Aside from its size, the original Cloudster’s wooden airframe was thoroughly conventional for its time. The Cloudster II, in contrast, was an advanced- looking, all-metal monoplane with a straight laminar flow wing and a retractable nose wheel. It had a wingspan of 35 feet, 4 inches, a length of 39 feet, 10 inches and was 12 feet high. Empty weight was 3,200 pounds and gross weight 5,085 lbs. Powered by two 250-hp Continental E250 air-cooled engines inside the rear fuselage, the plane had a maximum speed of 229 mph, a cruising speed of 200 mph, and a rate of climb of 1,500 feet per minute to a service ceiling of 22,200 feet. Its range was 950 miles. A pilot and up to four passengers sat under an enclosed canopy.

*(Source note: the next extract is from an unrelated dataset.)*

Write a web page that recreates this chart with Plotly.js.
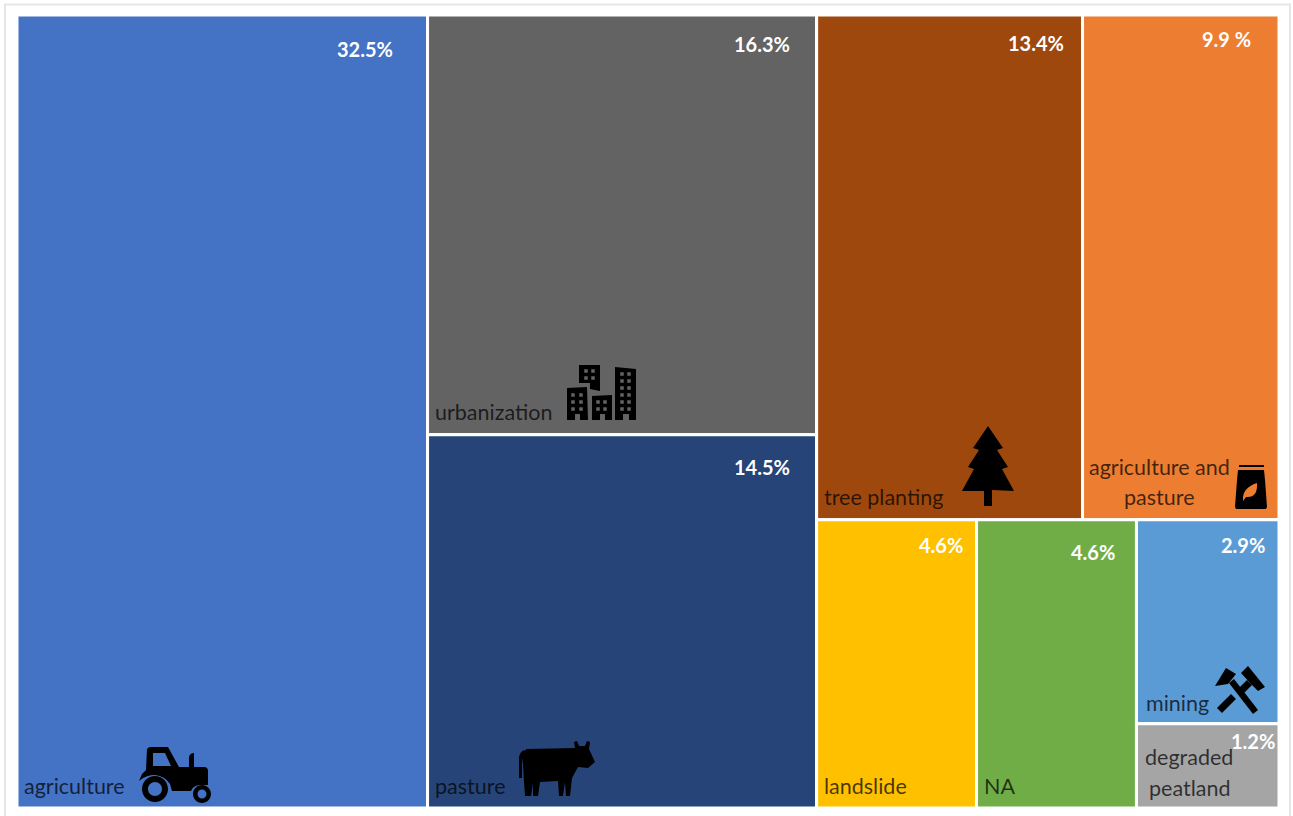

The Cloudster II first flew on March 12, 1947. It performed well in most respects and its flaws might have been remedied, but there was little demand from the civil aircraft market and the projected development costs for the airplane had more than doubled. The only Cloudster II ever made flew just one more time before following its namesake to the aviation scrap heap.